__Figure scripts__:
— begin —

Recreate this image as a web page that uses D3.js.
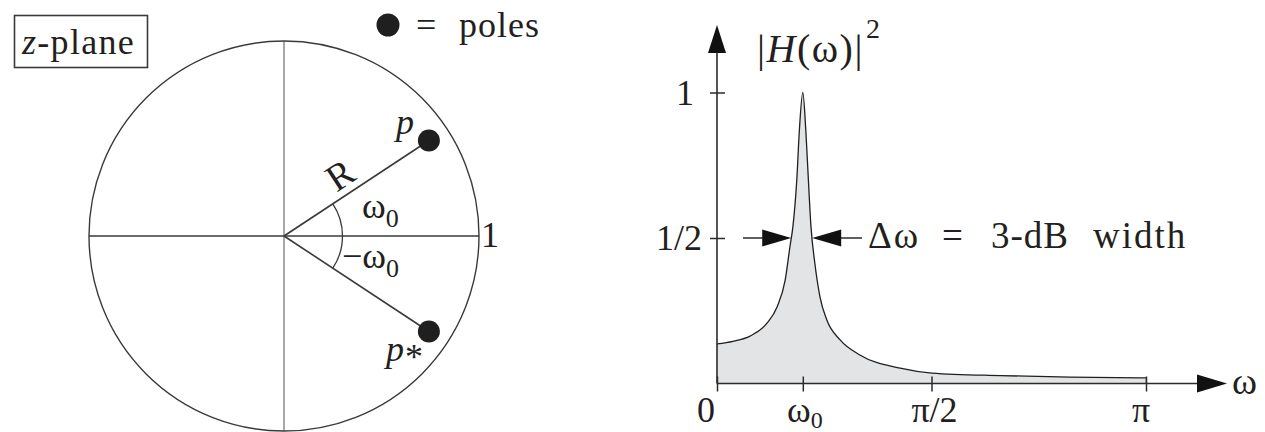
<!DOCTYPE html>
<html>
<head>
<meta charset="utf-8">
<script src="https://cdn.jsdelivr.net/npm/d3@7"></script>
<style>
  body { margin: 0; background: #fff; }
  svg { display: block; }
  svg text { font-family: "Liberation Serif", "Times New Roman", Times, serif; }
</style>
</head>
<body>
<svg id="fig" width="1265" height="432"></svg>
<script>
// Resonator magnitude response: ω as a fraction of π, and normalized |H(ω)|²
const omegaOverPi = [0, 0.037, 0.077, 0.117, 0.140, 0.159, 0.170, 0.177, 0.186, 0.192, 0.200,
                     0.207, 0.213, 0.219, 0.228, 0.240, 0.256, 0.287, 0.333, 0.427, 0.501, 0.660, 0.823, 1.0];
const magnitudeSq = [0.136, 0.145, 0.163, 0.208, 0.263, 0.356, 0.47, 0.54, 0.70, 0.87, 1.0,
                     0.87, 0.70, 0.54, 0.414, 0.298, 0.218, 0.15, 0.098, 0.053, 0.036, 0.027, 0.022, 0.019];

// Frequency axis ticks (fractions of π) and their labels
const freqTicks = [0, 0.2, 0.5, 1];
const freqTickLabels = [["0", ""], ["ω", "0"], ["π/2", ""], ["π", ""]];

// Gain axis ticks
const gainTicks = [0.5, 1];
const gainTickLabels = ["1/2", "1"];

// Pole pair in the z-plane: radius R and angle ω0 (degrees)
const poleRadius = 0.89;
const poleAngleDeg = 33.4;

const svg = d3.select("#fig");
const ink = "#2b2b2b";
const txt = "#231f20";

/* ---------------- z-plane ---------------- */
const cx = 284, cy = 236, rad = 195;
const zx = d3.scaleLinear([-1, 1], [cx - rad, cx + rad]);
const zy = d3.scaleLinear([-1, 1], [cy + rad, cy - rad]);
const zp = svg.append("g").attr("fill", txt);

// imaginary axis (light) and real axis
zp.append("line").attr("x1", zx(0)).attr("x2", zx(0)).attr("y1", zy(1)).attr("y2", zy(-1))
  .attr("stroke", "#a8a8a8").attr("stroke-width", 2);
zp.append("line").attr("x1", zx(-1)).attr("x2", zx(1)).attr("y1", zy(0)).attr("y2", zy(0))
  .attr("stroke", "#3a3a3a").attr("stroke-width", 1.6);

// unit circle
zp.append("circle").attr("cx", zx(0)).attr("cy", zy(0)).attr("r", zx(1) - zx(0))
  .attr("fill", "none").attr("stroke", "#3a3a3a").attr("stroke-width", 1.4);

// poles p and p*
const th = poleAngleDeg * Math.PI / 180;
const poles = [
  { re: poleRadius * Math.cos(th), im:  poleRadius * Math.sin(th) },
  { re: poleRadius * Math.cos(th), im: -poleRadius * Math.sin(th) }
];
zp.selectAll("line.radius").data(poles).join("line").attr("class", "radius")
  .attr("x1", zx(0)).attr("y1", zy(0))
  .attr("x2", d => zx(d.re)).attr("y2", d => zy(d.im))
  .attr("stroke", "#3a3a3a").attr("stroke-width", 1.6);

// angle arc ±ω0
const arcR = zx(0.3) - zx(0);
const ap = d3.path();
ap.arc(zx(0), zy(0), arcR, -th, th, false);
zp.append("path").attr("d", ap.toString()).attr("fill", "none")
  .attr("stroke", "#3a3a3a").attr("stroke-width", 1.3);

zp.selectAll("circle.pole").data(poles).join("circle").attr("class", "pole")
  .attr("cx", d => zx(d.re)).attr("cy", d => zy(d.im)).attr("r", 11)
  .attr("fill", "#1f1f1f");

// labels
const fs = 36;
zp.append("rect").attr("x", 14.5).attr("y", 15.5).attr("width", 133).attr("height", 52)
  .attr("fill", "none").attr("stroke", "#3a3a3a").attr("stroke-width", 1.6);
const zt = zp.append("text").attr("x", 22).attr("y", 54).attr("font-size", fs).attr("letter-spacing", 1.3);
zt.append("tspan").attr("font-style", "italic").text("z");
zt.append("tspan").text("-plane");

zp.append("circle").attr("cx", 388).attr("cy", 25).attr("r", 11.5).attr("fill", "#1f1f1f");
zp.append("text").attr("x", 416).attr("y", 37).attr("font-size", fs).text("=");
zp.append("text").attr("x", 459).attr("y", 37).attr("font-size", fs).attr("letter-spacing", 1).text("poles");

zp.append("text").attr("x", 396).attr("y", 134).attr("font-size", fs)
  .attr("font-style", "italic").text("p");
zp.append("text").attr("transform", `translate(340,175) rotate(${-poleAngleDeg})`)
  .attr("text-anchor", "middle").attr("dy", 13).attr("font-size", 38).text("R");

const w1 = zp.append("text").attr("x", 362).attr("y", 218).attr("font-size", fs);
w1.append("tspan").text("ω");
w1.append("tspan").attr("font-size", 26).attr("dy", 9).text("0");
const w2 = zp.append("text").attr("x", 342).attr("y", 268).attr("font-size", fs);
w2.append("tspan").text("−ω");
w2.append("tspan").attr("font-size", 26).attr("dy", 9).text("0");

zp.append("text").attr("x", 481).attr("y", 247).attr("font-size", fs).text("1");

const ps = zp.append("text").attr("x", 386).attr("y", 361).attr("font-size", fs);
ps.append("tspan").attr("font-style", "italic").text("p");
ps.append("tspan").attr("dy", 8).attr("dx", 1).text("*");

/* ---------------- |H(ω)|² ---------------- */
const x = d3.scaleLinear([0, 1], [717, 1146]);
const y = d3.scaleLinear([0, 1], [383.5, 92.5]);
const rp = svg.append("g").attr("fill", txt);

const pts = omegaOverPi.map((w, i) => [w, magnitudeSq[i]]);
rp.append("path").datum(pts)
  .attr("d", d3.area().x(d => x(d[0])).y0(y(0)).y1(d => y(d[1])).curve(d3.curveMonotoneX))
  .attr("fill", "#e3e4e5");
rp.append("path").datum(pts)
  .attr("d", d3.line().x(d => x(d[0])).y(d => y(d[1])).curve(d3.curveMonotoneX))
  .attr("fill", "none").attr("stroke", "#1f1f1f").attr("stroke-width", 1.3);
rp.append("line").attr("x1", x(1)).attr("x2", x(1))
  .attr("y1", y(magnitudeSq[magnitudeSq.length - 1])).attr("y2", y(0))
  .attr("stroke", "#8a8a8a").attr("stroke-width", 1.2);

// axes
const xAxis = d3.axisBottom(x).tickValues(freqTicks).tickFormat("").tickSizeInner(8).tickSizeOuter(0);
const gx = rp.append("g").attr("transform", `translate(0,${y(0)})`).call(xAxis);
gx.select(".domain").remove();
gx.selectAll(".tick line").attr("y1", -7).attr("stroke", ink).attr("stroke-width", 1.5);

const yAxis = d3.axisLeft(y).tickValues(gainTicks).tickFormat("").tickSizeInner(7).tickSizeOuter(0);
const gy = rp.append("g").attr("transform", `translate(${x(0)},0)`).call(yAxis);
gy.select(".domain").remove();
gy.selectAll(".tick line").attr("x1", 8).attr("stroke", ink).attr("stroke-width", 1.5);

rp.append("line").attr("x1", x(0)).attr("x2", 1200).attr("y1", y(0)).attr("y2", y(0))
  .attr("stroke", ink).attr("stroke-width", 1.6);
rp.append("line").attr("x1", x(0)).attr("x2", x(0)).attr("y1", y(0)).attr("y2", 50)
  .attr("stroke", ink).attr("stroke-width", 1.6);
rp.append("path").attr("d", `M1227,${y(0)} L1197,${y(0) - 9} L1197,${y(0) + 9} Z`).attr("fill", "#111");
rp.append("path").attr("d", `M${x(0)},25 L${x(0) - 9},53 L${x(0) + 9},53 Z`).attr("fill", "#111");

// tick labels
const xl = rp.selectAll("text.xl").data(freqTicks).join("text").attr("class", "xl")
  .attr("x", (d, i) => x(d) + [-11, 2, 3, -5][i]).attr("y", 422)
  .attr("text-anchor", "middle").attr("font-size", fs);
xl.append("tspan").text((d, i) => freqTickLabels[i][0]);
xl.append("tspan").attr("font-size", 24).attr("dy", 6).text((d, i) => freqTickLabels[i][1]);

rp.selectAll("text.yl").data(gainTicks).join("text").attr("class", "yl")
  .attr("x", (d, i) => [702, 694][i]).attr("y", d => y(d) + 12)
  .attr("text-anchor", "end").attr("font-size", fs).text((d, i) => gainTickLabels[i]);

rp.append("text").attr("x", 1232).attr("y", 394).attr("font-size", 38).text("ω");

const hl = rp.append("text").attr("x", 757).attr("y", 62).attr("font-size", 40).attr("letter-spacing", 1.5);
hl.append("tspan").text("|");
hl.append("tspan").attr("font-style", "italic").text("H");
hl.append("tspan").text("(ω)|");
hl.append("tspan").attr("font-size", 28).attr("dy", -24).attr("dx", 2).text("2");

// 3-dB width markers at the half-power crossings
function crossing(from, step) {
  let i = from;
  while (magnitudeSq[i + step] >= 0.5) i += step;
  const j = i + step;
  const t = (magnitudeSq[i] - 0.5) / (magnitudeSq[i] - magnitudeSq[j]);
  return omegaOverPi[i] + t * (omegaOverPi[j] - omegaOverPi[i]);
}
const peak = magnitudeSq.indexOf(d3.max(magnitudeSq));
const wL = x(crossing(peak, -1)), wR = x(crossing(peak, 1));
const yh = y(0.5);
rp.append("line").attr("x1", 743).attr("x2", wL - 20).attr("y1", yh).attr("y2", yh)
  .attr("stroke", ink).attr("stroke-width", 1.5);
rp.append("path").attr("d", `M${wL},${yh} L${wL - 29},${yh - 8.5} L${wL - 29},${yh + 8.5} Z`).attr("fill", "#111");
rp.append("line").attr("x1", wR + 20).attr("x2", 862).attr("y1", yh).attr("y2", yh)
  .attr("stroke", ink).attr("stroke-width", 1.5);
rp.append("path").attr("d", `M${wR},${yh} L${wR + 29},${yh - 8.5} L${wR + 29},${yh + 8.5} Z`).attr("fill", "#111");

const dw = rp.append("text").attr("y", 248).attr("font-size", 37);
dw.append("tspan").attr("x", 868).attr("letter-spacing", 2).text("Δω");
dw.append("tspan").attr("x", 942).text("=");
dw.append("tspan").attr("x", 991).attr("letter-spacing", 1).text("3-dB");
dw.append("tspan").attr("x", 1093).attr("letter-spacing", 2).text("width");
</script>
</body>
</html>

— end —
— begin —

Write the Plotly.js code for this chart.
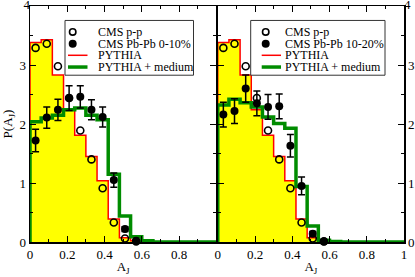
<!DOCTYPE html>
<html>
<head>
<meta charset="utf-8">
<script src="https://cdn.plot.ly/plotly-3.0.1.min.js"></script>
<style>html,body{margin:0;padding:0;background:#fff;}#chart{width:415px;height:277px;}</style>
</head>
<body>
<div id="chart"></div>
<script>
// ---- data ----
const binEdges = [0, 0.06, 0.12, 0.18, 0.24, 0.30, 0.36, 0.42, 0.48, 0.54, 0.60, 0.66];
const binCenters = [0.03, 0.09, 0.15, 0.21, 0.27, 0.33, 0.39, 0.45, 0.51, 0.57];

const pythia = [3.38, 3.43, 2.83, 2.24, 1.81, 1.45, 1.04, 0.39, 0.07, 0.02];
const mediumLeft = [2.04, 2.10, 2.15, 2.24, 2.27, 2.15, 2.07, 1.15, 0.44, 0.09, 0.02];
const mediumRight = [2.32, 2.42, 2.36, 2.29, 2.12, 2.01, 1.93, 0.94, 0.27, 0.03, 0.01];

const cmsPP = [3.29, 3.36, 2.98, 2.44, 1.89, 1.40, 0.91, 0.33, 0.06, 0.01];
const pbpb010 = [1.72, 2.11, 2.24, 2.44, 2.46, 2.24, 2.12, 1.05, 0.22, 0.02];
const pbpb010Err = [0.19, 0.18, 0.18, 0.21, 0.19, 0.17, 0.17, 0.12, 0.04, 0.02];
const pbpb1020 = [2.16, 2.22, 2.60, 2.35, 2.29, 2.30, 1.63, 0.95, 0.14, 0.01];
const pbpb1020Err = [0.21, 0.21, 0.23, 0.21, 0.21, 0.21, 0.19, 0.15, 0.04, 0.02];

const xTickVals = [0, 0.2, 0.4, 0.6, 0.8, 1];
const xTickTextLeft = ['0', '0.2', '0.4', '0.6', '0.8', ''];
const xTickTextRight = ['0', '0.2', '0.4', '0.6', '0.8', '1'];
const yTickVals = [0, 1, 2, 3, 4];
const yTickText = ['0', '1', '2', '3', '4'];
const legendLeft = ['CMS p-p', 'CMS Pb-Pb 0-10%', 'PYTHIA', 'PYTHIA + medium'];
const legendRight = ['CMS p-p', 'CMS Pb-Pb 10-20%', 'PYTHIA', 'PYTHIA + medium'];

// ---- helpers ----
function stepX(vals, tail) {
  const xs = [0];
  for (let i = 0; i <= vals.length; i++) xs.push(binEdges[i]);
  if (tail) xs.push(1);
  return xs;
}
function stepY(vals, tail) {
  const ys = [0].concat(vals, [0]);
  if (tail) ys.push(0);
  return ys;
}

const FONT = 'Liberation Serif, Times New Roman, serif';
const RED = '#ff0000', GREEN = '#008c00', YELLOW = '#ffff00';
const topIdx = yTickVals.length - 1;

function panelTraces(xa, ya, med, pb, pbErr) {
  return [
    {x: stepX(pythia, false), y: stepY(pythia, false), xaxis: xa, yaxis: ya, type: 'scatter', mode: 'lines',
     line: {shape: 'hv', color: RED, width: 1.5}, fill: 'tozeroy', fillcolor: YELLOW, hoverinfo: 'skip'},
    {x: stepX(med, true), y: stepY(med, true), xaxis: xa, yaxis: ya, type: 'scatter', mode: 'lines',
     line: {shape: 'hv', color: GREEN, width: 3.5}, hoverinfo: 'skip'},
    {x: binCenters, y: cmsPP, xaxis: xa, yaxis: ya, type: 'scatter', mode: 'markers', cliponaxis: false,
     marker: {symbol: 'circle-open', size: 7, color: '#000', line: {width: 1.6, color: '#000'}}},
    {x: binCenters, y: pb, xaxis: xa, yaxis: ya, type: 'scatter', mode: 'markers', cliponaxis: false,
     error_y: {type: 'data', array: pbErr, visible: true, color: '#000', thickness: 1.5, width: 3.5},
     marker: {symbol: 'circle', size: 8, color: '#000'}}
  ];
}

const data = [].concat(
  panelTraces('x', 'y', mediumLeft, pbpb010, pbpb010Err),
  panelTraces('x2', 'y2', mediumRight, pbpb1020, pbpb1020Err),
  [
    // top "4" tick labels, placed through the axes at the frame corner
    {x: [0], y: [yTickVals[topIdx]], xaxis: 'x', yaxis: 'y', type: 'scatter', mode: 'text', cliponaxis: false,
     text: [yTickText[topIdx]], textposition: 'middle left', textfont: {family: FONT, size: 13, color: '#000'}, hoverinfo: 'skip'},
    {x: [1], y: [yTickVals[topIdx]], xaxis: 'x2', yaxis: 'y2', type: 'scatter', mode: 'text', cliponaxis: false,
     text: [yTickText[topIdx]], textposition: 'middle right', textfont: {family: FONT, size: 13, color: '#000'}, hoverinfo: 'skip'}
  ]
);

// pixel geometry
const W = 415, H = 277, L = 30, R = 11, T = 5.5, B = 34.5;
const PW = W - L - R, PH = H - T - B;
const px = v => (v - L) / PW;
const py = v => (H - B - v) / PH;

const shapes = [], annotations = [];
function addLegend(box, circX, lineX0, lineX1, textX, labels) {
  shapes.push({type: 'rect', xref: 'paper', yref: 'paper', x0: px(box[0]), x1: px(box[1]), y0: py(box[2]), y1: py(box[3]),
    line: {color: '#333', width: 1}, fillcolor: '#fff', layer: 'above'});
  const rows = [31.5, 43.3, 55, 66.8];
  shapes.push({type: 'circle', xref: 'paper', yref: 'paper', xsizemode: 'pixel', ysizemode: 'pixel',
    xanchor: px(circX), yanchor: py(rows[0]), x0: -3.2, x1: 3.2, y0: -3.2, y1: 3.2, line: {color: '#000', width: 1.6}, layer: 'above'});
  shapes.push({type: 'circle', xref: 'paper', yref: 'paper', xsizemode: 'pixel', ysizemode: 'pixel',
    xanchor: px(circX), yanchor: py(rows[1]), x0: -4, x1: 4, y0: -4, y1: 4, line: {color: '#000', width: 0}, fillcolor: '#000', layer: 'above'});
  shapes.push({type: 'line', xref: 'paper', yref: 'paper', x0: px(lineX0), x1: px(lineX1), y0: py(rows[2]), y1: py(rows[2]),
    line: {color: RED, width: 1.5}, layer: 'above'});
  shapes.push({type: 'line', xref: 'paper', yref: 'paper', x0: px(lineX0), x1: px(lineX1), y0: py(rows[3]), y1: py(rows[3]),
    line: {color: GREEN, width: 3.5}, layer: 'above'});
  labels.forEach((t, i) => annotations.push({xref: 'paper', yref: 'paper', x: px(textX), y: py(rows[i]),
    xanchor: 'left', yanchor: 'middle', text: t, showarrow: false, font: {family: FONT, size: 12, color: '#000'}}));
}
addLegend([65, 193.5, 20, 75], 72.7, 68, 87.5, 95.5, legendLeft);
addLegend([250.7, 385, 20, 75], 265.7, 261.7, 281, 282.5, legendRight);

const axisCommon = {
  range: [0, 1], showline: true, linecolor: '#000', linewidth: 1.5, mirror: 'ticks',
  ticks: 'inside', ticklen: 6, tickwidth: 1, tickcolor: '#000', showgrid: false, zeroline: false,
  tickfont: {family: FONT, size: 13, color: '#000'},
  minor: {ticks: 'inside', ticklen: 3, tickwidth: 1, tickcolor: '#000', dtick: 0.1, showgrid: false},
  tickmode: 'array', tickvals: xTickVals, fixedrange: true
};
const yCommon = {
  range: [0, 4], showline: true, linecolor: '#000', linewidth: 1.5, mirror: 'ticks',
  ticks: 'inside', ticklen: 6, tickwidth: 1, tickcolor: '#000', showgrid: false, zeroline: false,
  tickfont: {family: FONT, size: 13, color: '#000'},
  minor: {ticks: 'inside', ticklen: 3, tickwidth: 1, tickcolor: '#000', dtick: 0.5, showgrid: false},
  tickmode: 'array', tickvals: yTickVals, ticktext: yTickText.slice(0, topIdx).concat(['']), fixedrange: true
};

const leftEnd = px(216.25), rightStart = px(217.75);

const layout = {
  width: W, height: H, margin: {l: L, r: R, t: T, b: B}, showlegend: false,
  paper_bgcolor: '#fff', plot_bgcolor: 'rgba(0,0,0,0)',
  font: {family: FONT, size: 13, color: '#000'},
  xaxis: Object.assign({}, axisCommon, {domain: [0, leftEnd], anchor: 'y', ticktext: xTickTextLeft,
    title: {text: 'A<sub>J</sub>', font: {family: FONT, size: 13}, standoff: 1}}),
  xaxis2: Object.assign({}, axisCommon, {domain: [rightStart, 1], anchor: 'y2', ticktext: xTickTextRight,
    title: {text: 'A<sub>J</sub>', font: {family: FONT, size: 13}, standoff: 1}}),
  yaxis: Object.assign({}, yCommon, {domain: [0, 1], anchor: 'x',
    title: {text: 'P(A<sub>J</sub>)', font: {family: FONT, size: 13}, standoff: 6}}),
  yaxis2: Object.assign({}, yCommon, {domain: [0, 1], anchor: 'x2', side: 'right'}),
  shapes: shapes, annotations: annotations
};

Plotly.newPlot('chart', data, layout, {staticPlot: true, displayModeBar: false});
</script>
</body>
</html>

— end —

__EXERCISE DIRECTIONS__: Exactly the lines starting at the line containing "Write the Plotly.js code for this chart." and ending at the line containing "const topIdx = yTickVals.length - 1;" should be transcribed, both included; omit the pictures.

__RESULT OF THE EXERCISE__:
Write the Plotly.js code for this chart.
<!DOCTYPE html>
<html>
<head>
<meta charset="utf-8">
<script src="https://cdn.plot.ly/plotly-3.0.1.min.js"></script>
<style>html,body{margin:0;padding:0;background:#fff;}#chart{width:415px;height:277px;}</style>
</head>
<body>
<div id="chart"></div>
<script>
// ---- data ----
const binEdges = [0, 0.06, 0.12, 0.18, 0.24, 0.30, 0.36, 0.42, 0.48, 0.54, 0.60, 0.66];
const binCenters = [0.03, 0.09, 0.15, 0.21, 0.27, 0.33, 0.39, 0.45, 0.51, 0.57];

const pythia = [3.38, 3.43, 2.83, 2.24, 1.81, 1.45, 1.04, 0.39, 0.07, 0.02];
const mediumLeft = [2.04, 2.10, 2.15, 2.24, 2.27, 2.15, 2.07, 1.15, 0.44, 0.09, 0.02];
const mediumRight = [2.32, 2.42, 2.36, 2.29, 2.12, 2.01, 1.93, 0.94, 0.27, 0.03, 0.01];

const cmsPP = [3.29, 3.36, 2.98, 2.44, 1.89, 1.40, 0.91, 0.33, 0.06, 0.01];
const pbpb010 = [1.72, 2.11, 2.24, 2.44, 2.46, 2.24, 2.12, 1.05, 0.22, 0.02];
const pbpb010Err = [0.19, 0.18, 0.18, 0.21, 0.19, 0.17, 0.17, 0.12, 0.04, 0.02];
const pbpb1020 = [2.16, 2.22, 2.60, 2.35, 2.29, 2.30, 1.63, 0.95, 0.14, 0.01];
const pbpb1020Err = [0.21, 0.21, 0.23, 0.21, 0.21, 0.21, 0.19, 0.15, 0.04, 0.02];

const xTickVals = [0, 0.2, 0.4, 0.6, 0.8, 1];
const xTickTextLeft = ['0', '0.2', '0.4', '0.6', '0.8', ''];
const xTickTextRight = ['0', '0.2', '0.4', '0.6', '0.8', '1'];
const yTickVals = [0, 1, 2, 3, 4];
const yTickText = ['0', '1', '2', '3', '4'];
const legendLeft = ['CMS p-p', 'CMS Pb-Pb 0-10%', 'PYTHIA', 'PYTHIA + medium'];
const legendRight = ['CMS p-p', 'CMS Pb-Pb 10-20%', 'PYTHIA', 'PYTHIA + medium'];

// ---- helpers ----
function stepX(vals, tail) {
  const xs = [0];
  for (let i = 0; i <= vals.length; i++) xs.push(binEdges[i]);
  if (tail) xs.push(1);
  return xs;
}
function stepY(vals, tail) {
  const ys = [0].concat(vals, [0]);
  if (tail) ys.push(0);
  return ys;
}

const FONT = 'Liberation Serif, Times New Roman, serif';
const RED = '#ff0000', GREEN = '#008c00', YELLOW = '#ffff00';
const topIdx = yTickVals.length - 1;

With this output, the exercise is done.